Is it okay to design exclusively with aesthetics in mind? ‘Yes, of course! But you shouldn’t talk about it too much.’

We share a laugh, as we both know that if there is one thing that is prohibited at the Academy, this is it. Even though it seems the most natural thing in the world when one is born with an eye for visual expression.

Part of Dan’s research involved visits to historical museums the world over, where he carefully studied and recorded furniture from Egyptian tombs. Based on these studies, he created perfectly detailed 1:5 scale models of all the chairs known from ancient Egypt. The more than 100 models were all created in the workshop under Dan’s home.
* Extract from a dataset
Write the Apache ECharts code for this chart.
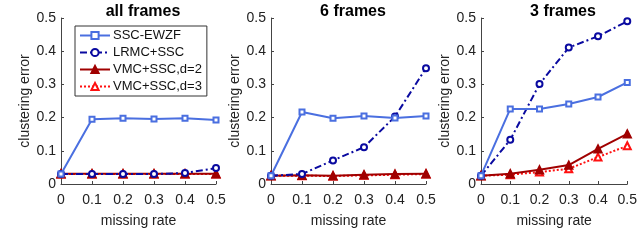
<!DOCTYPE html>
<html><head><meta charset="utf-8">
<script src="https://cdn.jsdelivr.net/npm/echarts@6/dist/echarts.min.js"></script>
<style>html,body{margin:0;padding:0;background:#fff}#c{width:640px;height:249px}</style>
</head><body><div id="c"></div>
<script>
const xRates = [0, 0.1, 0.2, 0.3, 0.4, 0.5];
const panelTitles = ['all frames', '6 frames', '3 frames'];
const seriesNames = ['SSC-EWZF', 'LRMC+SSC', 'VMC+SSC,d=2', 'VMC+SSC,d=3'];
// all frames
const allSSC  = [0.030, 0.195, 0.198, 0.196, 0.198, 0.193];
const allLRMC = [0.030, 0.030, 0.030, 0.030, 0.033, 0.048];
const allVMC2 = [0.031, 0.031, 0.031, 0.031, 0.031, 0.031];
const allVMC3 = [0.030, 0.030, 0.030, 0.030, 0.030, 0.030];
// 6 frames
const f6SSC  = [0.025, 0.217, 0.198, 0.205, 0.199, 0.205];
const f6LRMC = [0.025, 0.030, 0.071, 0.111, 0.203, 0.349];
const f6VMC2 = [0.025, 0.026, 0.025, 0.028, 0.030, 0.031];
const f6VMC3 = [0.025, 0.025, 0.024, 0.026, 0.028, 0.030];
// 3 frames
const f3SSC  = [0.025, 0.226, 0.226, 0.241, 0.262, 0.306];
const f3LRMC = [0.025, 0.133, 0.301, 0.411, 0.445, 0.490];
const f3VMC2 = [0.025, 0.031, 0.043, 0.057, 0.106, 0.151];
const f3VMC3 = [0.025, 0.028, 0.036, 0.046, 0.081, 0.115];
const yTicks = [0, 0.1, 0.2, 0.3, 0.4, 0.5];

const panels = [
  [allSSC, allLRMC, allVMC2, allVMC3],
  [f6SSC, f6LRMC, f6VMC2, f6VMC3],
  [f3SSC, f3LRMC, f3VMC2, f3VMC3]
];
const styles = [
  {color:'#4a6fe0', symbol:'emptyRect', type:'solid', size:5},
  {color:'#0a0aa0', symbol:'emptyCircle', type:[7,3,2,3], size:6},
  {color:'#a00000', symbol:'triangle', type:'solid', size:8},
  {color:'#ff1010', symbol:'emptyTriangle', type:[2,2], size:7}
];
const lefts = [61, 271, 481];
const font = 'Liberation Sans, Arial, sans-serif';
const grids = [], xAxes = [], yAxes = [], titles = [], series = [];
panels.forEach((p, i) => {
  grids.push({left: lefts[i], top: 18, width: 155, height: 166});
  titles.push({text: panelTitles[i], left: lefts[i] + 77, top: -1, textAlign: 'center',
    textStyle: {fontFamily: font, fontWeight: 'bold', fontSize: 16, color: '#000'}});
  xAxes.push({type:'value', gridIndex:i, min:0, max:0.5, interval:0.1,
    name:'missing rate', nameLocation:'middle', nameGap:30,
    nameTextStyle:{fontFamily:font, fontSize:14, color:'#222'},
    axisLine:{lineStyle:{color:'#444', width:1}},
    axisTick:{inside:true, length:3, lineStyle:{color:'#444'}},
    axisLabel:{fontFamily:font, fontSize:14, color:'#222', margin:9,
      formatter: v => String(Math.round(v*10)/10)},
    splitLine:{show:false}});
  yAxes.push({type:'value', gridIndex:i, min:0, max:0.5, interval:0.1,
    name:'clustering error', nameLocation:'middle', nameGap:25,
    nameTextStyle:{fontFamily:font, fontSize:14, color:'#222'},
    axisLine:{show:true, lineStyle:{color:'#444', width:1}},
    axisTick:{show:true, inside:true, length:3, lineStyle:{color:'#444'}},
    axisLabel:{fontFamily:font, fontSize:14, color:'#222', margin:5,
      formatter: v => String(Math.round(v*10)/10)},
    splitLine:{show:false}});
  p.forEach((vals, k) => {
    const s = styles[k];
    series.push({type:'line', name: seriesNames[k], xAxisIndex:i, yAxisIndex:i,
      data: xRates.map((x, j) => [x, vals[j]]),
      symbol: s.symbol, symbolSize: s.size,
      lineStyle:{color:s.color, width:2, type:s.type},
      itemStyle:{color:s.color, borderColor:s.color, borderWidth:1.5},
      z: 10 - k});
  });
});
const chart = echarts.init(document.getElementById('c'), null, {renderer:'canvas'});
chart.setOption({
  animation:false,
  backgroundColor:'#fff',
  title: titles,
  grid: grids, xAxis: xAxes, yAxis: yAxes, series,
  legend: {data: seriesNames, orient:'vertical', left: 75, top: 26,
    itemWidth: 30, itemHeight: 9, itemGap: 4, padding:[3,5,3,4],
    borderColor:'#333', borderWidth:1, backgroundColor:'#fff',
    textStyle:{fontFamily:font, fontSize:13, color:'#111', padding:[0,0,0,-2]}}
});
</script></body></html>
‘It is pure style. The Egyptian priests who were involved in developing these chairs must have been great aesthetes. They knew exactly what they were doing. Old things can certainly feel relevant. Their sense of texture or form can be so unique,’ says Dan. That his comprehensive work with the models, apart from being immortalized in the reference work First Movers, would also end up as an exhibition, in 2019, at the Egyptian Museum in Cairo, which possesses the most comprehensive collection of these exact pieces of furniture, is baffling to Dan. It seems completely out of the question that he would have his work exhibited at one of the world’s most renowned historical museums, but Dan’s body of work is full of surprises and accolades. He has been able to give back to history what it has given him. Almost a form of symbiosis. ‘At the Academy, we always believed that culture should be renewed. It isn’t all on you – you don’t stand alone in the world. We stand together.’